- PROBLEM DESCRIPTION -
Note each line that includes the word "this". Copy those lines.

- DATA -
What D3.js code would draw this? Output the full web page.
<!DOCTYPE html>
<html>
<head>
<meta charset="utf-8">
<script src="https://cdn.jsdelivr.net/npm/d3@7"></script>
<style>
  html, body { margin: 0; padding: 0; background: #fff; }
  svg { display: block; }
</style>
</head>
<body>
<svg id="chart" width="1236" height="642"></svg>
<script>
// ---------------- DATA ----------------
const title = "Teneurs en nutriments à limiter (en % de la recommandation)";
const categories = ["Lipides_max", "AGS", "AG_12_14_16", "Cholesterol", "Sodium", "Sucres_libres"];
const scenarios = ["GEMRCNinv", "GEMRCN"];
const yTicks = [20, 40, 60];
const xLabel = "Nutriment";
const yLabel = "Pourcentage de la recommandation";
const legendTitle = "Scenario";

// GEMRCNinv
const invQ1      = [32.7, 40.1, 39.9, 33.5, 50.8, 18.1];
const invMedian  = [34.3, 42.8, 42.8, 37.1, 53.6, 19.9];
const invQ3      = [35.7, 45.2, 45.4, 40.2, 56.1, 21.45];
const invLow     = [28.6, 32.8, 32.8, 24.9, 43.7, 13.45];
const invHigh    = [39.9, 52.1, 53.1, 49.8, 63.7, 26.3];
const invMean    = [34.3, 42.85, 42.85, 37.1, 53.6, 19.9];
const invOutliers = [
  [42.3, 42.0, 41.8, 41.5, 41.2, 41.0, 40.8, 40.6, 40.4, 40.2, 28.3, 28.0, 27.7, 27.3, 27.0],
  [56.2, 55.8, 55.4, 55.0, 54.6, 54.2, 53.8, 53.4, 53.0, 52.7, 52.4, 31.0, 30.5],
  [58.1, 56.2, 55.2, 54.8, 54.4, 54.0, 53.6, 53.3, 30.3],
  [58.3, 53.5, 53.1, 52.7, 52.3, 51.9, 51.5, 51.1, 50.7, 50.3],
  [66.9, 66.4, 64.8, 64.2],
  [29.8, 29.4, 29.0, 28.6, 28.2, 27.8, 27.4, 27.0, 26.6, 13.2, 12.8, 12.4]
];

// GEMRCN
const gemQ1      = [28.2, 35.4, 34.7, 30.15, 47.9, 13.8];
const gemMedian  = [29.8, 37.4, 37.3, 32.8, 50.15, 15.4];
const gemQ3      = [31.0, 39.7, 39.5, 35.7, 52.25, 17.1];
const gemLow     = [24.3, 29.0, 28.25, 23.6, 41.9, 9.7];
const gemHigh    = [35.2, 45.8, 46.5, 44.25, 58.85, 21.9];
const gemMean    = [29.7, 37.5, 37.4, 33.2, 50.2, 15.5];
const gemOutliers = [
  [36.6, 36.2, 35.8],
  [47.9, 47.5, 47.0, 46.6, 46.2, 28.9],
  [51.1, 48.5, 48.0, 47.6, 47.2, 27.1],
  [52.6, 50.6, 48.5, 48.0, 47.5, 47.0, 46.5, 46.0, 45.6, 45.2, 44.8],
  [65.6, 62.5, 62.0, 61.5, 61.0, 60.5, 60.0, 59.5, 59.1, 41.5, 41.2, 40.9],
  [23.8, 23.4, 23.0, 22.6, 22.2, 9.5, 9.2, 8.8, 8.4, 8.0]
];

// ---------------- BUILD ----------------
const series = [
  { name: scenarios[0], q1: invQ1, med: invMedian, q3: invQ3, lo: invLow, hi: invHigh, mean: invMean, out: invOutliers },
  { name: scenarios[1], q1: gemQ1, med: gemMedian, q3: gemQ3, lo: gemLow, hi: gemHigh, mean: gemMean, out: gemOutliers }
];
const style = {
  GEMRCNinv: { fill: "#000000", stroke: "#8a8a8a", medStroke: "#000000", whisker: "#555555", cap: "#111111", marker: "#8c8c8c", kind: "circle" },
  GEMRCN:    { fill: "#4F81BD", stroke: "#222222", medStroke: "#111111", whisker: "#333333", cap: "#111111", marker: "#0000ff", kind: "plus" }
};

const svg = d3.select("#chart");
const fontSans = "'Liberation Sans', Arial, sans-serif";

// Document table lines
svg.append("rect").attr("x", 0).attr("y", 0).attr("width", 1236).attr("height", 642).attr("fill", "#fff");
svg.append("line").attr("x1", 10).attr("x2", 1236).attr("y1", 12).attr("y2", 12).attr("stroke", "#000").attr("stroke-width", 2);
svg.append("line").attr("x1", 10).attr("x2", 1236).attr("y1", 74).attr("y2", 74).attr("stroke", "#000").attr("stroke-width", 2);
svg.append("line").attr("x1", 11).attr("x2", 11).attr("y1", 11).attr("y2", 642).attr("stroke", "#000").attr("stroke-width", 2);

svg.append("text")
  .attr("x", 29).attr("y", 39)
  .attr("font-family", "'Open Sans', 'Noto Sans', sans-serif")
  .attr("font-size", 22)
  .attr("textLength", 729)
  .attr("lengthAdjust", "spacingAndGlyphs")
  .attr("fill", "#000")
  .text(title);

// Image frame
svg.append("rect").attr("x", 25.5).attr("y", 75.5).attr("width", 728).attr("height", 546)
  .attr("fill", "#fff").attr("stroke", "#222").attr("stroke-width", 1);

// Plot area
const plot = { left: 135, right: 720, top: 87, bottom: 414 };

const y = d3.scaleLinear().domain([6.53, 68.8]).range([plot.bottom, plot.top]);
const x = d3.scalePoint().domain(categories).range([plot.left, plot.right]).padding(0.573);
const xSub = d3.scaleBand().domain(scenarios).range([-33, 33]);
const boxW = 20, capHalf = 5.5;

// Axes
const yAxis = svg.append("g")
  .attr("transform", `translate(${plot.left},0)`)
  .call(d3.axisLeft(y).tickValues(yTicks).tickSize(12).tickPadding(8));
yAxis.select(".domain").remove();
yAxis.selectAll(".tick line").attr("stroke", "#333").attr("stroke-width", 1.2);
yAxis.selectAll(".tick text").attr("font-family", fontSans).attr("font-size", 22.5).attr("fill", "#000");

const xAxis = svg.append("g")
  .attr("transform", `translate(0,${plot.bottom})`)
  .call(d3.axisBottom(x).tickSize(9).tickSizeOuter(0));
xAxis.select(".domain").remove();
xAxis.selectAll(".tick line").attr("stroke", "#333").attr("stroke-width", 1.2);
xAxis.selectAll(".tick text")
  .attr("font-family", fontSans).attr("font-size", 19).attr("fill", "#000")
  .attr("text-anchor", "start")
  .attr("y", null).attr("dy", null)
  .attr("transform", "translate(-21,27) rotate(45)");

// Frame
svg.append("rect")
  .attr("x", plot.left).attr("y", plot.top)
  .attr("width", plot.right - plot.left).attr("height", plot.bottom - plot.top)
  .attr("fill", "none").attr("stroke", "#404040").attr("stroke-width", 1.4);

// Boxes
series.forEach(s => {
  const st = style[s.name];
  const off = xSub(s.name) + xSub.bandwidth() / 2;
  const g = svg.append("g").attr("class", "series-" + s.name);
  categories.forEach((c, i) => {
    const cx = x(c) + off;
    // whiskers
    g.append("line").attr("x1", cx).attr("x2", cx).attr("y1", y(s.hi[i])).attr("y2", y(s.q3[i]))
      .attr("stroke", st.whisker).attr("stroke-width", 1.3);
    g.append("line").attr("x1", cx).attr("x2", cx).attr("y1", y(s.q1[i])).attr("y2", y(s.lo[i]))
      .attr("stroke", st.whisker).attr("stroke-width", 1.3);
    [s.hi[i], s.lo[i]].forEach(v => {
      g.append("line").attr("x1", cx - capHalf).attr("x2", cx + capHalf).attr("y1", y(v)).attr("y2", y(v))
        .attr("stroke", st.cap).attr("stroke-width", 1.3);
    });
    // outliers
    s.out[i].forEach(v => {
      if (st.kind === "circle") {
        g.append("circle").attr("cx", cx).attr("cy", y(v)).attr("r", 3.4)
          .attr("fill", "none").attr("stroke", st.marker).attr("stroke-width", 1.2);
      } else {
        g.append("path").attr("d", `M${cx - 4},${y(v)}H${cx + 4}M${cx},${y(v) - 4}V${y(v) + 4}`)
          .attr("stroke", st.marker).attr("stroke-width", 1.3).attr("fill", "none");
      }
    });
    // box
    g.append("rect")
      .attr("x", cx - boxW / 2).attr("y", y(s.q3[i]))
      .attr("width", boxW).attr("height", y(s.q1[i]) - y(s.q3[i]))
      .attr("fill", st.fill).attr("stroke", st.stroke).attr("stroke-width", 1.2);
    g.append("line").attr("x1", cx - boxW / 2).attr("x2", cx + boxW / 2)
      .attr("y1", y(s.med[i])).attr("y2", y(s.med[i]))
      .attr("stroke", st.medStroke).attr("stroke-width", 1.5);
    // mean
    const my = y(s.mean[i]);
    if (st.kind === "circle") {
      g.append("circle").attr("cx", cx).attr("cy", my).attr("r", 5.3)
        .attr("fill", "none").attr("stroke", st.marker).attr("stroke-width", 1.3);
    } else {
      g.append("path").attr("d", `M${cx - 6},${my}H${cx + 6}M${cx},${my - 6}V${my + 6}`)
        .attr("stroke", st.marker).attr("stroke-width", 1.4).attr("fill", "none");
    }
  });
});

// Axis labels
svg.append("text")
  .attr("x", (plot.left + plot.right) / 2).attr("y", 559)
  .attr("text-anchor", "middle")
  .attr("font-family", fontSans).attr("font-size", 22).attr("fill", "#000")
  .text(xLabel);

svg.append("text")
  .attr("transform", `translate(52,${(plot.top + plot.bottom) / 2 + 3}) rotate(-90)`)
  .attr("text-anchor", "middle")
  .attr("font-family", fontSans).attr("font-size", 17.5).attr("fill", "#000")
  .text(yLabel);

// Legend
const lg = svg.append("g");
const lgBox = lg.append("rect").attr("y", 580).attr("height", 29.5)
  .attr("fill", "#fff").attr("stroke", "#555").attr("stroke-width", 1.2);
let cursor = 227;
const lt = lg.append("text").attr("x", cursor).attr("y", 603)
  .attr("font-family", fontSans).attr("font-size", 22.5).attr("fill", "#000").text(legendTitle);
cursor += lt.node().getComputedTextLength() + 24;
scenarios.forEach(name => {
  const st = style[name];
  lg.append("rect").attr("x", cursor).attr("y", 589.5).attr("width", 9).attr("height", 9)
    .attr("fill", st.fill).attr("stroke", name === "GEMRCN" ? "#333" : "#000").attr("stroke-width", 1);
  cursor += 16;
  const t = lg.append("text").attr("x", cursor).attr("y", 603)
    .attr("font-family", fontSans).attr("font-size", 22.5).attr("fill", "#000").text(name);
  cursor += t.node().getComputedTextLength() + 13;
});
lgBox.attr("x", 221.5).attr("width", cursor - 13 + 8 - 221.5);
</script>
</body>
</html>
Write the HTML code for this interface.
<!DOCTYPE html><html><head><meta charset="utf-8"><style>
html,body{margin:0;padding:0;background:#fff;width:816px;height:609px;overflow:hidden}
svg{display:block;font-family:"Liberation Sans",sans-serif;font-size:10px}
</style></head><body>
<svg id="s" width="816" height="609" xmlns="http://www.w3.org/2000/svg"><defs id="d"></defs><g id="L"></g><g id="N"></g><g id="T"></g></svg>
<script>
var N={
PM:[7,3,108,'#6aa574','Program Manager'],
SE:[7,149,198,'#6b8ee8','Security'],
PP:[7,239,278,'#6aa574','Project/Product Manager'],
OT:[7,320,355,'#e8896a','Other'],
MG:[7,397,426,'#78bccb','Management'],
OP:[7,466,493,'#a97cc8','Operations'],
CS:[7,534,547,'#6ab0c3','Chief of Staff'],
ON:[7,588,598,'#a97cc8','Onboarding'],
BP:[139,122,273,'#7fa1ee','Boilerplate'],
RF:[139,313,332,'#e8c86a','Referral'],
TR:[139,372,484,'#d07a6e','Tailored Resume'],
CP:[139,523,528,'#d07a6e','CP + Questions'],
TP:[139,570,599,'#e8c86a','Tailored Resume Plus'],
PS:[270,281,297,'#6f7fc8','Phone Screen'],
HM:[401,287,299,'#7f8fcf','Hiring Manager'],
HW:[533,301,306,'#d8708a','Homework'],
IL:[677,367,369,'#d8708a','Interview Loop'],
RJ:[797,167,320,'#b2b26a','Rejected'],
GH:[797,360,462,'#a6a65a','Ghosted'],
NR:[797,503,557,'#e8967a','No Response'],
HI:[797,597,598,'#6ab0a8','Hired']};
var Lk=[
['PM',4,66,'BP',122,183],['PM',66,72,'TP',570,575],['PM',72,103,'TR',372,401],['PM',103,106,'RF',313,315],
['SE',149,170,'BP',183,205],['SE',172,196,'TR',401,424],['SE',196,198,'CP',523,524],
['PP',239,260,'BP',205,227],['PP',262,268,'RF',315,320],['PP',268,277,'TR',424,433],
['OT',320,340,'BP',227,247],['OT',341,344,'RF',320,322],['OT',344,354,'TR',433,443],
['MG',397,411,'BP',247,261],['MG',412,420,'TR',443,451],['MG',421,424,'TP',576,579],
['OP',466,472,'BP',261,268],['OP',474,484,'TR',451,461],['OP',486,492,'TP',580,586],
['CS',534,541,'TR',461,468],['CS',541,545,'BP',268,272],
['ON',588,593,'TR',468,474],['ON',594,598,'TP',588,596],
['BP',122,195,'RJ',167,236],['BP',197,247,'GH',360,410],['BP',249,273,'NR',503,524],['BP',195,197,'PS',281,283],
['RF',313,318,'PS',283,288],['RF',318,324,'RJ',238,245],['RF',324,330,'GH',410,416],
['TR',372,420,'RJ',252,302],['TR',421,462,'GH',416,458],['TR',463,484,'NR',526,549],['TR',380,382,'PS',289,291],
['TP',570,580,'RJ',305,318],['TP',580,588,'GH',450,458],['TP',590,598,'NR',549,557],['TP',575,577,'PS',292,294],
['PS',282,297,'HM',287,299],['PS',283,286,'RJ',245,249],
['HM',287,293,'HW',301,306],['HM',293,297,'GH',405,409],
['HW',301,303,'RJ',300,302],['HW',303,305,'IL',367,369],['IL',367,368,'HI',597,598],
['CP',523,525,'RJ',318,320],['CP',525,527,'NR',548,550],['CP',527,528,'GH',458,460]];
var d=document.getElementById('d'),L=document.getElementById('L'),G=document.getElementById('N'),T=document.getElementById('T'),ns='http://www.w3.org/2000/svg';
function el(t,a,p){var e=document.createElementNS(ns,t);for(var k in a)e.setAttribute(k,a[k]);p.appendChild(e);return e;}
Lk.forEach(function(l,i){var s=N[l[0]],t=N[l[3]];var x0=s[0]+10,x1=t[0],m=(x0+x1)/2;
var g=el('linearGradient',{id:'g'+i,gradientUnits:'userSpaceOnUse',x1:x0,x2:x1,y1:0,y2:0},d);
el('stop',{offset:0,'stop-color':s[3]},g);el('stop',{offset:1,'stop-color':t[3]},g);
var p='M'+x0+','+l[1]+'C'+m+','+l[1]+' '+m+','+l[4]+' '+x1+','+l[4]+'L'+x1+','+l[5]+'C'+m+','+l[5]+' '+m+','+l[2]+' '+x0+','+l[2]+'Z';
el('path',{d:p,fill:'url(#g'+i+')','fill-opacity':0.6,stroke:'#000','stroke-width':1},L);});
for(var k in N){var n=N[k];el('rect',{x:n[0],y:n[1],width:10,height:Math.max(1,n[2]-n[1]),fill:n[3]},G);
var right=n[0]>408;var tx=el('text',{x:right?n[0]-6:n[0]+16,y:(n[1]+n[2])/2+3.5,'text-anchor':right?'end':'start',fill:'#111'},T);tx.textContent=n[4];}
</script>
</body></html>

- THE SOLUTION -
What D3.js code would draw this? Output the full web page.
Write the HTML code for this interface.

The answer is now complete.